At oral argument, plaintiffs' counsel disavowed any reliance on the argument, based on an efficient market hypothesis, that any statements regarding the Impella 2.5 aimed at potential buyers of the device were also effectively aimed at investors in Abiomed.
3. Insider Trading Allegations
The plaintiffs' allegations of insider trading do not alter our conclusion as to lack of scienter. “Depending on context, allegations of insider trading may offer some support for inferences of scienter.” Waters Corp., 632 F.3d at 760. “ ‘The vitality of the inference to be drawn depends on the facts, and can range from marginal to strong.’ ” Id. (quoting Greebel, 194 F.3d at 197–98 ). For stock sales by corporate officials to bolster an inference of scienter, the trading must be, “[a]t a minimum, ... unusual, well beyond the normal patterns of trading by those defendants.” Id. at 761 (quoting Greebel, 194 F.3d at 198 ) (internal quotation marks omitted); accord Greebel, 194 F.3d at 206–07 (sales must be “out of the ordinary or suspicious”).
Here, the trading cited in the complaint was neither unusual nor suspicious. Minogue increased his holdings of Abiomed stock by 9.2% during the Class Period, which negates any inference that he had a motive to artificially inflate Abiomed's stock during that period. Cf. ACA Fin., 512 F.3d at 66–67 (declining to find a strong inference of scienter in part because defendants would not have been personally enriched by defrauding investors). Bowen made his first sales of Abiomed stock (totaling 6.5% of his holdings) between January 2010 and the end of the Class Period. But those sales are hardly suspicious given that he had just joined the company in December 2008 and first became eligible to trade in December 2009. Plaintiffs list the amounts of stock sales made by other senior executives during that period, but they do not provide sufficient evidence about those trades to allow the court to draw from them a strong inference of scienter. For example, the complaint is silent as to the percentage of holdings sold or the circumstances surrounding the trades. It is also unclear whether all of the cited executives would have had detailed knowledge about Abiomed's marketing practices. Cf. Waters Corp., 632 F.3d at 762 n. 5 (finding that allegations regarding non-defendant insider sales were not probative because the complaint listed “only bare facts about the shares sold”).
We need not address the parties arguments concerning defendants' 10b5–1 trading plans because plaintiffs' arguments concerning the purported insider trading fail even without considering those plans.

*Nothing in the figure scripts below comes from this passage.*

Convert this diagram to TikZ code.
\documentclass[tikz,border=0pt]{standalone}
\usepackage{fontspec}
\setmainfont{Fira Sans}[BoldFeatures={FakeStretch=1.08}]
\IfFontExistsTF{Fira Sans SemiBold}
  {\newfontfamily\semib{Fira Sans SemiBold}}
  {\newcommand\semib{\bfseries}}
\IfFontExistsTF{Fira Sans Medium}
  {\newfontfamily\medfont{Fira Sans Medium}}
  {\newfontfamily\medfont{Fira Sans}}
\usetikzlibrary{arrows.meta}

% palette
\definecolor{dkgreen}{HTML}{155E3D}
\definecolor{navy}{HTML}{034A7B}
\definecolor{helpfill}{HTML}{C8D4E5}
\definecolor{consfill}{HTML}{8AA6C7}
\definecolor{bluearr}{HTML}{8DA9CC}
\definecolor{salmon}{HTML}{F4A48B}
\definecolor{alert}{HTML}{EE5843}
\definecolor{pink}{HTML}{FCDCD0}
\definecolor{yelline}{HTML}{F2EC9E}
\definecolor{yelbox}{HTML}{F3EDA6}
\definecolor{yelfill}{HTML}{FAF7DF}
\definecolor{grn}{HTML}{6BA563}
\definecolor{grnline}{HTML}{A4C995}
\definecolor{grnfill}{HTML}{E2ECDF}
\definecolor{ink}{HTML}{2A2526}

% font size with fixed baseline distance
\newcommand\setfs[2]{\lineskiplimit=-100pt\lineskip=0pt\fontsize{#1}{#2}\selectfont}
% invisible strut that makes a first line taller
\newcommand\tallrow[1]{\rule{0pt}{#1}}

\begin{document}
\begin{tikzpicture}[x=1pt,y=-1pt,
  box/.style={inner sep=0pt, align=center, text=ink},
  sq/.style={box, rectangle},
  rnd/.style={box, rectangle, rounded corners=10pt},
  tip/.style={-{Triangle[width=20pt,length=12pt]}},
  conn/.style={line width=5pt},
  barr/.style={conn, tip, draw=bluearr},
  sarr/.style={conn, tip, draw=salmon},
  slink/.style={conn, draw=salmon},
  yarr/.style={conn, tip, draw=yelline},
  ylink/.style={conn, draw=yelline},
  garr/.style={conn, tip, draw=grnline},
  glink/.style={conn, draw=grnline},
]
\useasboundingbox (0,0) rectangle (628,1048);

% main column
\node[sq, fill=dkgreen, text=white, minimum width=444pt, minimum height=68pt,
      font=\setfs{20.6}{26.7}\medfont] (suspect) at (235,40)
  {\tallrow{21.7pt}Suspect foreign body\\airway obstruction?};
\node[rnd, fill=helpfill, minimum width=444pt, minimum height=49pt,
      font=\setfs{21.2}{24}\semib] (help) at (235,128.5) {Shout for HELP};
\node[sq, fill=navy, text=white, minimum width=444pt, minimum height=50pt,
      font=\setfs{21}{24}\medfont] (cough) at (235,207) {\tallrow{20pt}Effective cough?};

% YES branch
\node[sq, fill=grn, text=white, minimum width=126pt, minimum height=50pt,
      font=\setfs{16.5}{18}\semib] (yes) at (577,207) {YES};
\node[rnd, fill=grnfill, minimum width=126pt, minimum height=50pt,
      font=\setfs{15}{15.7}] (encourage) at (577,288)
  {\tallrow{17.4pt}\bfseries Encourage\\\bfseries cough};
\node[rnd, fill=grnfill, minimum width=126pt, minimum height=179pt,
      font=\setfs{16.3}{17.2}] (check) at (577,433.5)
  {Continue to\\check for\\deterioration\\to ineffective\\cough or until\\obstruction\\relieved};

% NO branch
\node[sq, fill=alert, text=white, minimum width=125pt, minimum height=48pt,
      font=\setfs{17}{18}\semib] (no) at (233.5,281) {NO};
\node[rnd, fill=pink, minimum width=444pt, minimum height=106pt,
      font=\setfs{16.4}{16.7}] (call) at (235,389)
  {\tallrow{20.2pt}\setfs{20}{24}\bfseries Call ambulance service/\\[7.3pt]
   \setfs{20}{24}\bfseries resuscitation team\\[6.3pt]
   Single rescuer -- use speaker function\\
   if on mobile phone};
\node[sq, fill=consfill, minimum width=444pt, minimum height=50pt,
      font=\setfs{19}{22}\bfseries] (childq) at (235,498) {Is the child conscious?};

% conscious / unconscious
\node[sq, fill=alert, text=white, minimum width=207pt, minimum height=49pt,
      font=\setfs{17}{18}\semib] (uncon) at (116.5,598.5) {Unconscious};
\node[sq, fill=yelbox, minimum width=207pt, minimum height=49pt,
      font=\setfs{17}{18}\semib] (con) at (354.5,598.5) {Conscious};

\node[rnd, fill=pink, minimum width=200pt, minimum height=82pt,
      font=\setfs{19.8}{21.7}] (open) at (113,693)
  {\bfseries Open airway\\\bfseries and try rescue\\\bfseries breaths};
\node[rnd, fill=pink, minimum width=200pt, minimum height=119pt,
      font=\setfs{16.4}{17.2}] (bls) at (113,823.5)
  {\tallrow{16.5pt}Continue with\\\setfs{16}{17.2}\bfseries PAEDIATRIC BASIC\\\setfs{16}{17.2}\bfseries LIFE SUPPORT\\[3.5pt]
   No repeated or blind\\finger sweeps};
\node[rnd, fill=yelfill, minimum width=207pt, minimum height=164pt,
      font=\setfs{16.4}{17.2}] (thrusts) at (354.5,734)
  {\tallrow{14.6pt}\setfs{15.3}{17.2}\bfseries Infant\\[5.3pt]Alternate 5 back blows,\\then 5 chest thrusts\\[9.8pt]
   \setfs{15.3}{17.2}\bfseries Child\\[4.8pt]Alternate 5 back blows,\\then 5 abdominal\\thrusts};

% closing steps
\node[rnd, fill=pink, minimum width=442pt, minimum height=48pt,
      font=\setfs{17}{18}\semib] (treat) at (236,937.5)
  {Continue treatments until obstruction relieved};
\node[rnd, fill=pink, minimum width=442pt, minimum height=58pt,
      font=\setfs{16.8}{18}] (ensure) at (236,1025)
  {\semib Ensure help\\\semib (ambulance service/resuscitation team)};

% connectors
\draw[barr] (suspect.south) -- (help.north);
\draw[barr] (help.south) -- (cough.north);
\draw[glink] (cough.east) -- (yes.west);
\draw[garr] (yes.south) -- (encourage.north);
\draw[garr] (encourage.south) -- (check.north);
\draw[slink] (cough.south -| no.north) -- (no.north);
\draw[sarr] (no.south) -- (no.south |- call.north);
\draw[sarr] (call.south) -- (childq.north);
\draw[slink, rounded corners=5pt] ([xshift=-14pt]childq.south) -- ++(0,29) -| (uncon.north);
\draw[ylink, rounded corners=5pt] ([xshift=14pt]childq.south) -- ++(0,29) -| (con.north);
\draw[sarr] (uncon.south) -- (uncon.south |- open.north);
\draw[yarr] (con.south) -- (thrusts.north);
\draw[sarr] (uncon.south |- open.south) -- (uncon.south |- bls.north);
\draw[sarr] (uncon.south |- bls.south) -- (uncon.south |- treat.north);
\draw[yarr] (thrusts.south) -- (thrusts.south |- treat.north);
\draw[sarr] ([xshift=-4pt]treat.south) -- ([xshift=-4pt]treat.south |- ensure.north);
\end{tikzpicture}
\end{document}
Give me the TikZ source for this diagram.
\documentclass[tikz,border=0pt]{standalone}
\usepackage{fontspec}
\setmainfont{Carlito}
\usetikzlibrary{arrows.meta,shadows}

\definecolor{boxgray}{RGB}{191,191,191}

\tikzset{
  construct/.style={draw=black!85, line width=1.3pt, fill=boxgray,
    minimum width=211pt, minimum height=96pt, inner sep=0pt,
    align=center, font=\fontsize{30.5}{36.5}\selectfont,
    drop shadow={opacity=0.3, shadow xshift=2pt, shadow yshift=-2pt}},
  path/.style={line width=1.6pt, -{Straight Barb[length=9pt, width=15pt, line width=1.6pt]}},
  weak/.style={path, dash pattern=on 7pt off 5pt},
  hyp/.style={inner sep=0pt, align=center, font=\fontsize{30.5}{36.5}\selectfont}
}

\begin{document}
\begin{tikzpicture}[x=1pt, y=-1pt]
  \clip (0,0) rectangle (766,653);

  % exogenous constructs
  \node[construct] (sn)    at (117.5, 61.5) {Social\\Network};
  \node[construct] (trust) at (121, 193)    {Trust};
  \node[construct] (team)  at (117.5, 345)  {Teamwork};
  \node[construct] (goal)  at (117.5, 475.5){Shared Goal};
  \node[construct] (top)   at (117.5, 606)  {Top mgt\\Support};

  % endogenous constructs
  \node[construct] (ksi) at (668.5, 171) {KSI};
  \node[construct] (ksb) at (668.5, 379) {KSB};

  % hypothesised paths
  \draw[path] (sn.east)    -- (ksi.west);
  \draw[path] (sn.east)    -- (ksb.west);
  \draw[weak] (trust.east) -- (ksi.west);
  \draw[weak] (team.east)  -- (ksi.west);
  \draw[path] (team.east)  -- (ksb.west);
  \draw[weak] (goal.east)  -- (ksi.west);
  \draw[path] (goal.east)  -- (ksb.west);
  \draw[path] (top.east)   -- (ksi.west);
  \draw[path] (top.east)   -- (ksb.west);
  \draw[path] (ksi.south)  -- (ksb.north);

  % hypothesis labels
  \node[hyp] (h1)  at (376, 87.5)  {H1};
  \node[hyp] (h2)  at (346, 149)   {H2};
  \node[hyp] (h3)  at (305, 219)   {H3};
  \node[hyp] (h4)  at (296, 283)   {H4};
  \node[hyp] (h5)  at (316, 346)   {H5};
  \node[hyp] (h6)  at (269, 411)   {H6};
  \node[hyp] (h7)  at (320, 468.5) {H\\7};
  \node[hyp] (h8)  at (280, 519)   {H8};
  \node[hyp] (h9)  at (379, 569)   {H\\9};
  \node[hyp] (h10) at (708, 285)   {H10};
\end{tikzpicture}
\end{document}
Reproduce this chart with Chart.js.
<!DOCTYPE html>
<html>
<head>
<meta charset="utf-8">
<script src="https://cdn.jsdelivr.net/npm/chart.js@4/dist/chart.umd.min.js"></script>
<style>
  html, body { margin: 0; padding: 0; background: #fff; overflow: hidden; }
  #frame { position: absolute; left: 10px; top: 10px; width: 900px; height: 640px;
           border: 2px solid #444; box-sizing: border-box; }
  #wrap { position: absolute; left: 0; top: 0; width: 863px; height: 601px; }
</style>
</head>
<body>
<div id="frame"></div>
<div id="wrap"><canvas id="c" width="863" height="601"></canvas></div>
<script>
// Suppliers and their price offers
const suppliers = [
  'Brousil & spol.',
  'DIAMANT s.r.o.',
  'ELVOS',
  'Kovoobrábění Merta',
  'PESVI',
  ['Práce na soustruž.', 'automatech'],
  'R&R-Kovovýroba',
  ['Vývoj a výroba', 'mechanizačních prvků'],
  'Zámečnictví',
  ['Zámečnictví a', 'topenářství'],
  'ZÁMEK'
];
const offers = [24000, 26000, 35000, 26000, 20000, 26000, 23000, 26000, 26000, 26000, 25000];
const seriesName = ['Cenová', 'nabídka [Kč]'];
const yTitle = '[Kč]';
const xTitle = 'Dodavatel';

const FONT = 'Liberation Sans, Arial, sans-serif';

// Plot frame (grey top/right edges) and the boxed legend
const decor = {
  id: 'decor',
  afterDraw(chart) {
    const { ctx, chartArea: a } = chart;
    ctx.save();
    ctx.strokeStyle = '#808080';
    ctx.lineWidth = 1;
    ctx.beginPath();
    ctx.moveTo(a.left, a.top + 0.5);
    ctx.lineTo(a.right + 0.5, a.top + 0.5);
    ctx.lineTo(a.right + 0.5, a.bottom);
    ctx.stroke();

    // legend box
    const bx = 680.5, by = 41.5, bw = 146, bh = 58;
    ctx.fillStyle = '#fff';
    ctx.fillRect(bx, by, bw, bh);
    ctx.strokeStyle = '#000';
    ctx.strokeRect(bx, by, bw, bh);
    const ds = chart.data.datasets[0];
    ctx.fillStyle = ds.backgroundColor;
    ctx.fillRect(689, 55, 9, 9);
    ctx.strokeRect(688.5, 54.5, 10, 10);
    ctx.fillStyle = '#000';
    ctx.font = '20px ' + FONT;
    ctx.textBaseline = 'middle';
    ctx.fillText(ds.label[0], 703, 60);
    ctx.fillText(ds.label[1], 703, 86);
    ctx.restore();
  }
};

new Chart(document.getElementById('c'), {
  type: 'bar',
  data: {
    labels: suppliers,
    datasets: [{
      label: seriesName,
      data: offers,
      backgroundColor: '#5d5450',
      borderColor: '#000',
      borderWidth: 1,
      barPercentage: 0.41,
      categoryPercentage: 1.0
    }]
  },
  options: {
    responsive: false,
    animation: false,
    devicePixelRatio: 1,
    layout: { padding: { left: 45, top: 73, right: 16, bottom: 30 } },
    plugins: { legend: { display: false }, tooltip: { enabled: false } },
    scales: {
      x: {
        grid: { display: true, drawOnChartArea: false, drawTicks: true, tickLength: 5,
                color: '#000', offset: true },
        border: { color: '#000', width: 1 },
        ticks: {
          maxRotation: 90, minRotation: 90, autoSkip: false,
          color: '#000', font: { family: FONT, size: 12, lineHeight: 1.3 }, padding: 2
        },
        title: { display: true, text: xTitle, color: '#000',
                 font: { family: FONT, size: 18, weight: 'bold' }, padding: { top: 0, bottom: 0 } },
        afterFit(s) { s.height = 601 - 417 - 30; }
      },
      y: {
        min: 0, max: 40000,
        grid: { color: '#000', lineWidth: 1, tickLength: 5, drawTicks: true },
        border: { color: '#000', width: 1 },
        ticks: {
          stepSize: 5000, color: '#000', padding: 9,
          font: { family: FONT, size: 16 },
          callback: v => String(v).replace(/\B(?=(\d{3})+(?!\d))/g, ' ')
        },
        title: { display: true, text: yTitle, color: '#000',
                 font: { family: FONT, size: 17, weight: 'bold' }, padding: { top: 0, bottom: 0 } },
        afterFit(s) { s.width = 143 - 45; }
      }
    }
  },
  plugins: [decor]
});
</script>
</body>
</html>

Abiomed's promotional and marketing activities for its core product might have been a risky course in terms of its likelihood of prompting sanctions from the FDA. Still, “[a]llegations of corporate mismanagement are not actionable under Rule 10b–5. Nor are allegations of mere negligence.” Id. at 760 (citations omitted); see also Greebel, 194 F.3d at 188 (noting that the mens rea required for securities fraud “does not include ordinary negligence, but is closer to being a lesser form of intent”). As the district court correctly noted, “this case is not about whether or not defendants violated the FDCA or FDA regulations. It concerns alleged violations of securities law....” Simon, 37 F.Supp.3d at 516, 2014 WL 1413638, at *14. Plaintiffs' Rule 10b–5 claim fails.
IV. Section 20(a) Claim
Section 20(a) of the Securities Exchange Act imposes joint and several liability on persons in control of entities that violate securities laws. 15 U.S.C. § 78t(a). A section 20(a) claim is derivative of an underlying violation of the securities laws. ACA Fin., 512 F.3d at 67–68. Because the district court correctly dismissed plaintiffs' claims under Rule 10b–5, it also correctly dismissed plaintiffs' section 20(a) claims. See id. V. Leave To Amend
On a hopeless quest, plaintiffs argue we should remand to allow them to amend the complaint. No proper request was made to the district court, only a mention in a footnote in their opposition to dismissal. See Joblove v. Barr Labs., Inc. (In re Tamoxifen Citrate Antitrust Litig.), 466 F.3d 187, 220 (2d Cir.2006) (“It is within the court's discretion to deny leave to amend implicitly by not addressing the request when leave is requested informally in a brief filed in opposition to a motion to dismiss.”), abrogated on other grounds by F.T.C. v. Actavis, Inc., ––– U.S. ––––, 133 S.Ct. 2223, 186 L.Ed.2d 343 (2013) ; Calderon v. Kan. Dep't of Soc. & Rehab. Servs., 181 F.3d 1180, 1185–87 (10th Cir.1999) (noting with approval an earlier holding that a district court need not grant leave to amend if plaintiffs make a “bare request in their response to a motion to dismiss”).
In any event, it is far too late; plaintiffs were put on notice of the deficiencies in the complaint by the motion to dismiss. If they had something relevant to add, they should have moved to add it then. See ACA Fin., 512 F.3d at 57 (rejecting plaintiffs' argument that the district court erred in denying them leave to amend because “[p]laintiffs took no action to add new allegations” in response to defendants' motion to dismiss “even though they knew what they would add if they amended,” and noting that allowing such a practice would “lead to delays, inefficiencies, and wasted work”). And even now there is no suggestion that amendment would be anything other than futile. See, e.g., HSBC Realty Credit Corp. (USA) v. O'Neill, 745 F.3d 564, 578 (1st Cir.2014) ; Braunstein v. McCabe, 571 F.3d 108, 127 (1st Cir.2009) ; Universal Commc'n Sys., Inc. v. Lycos, Inc., 478 F.3d 413, 418 (1st Cir.2007). We wish to discourage this practice of seeking leave to amend after the case has been dismissed.
We affirm the judgment of the district court. Costs are awarded to Abiomed.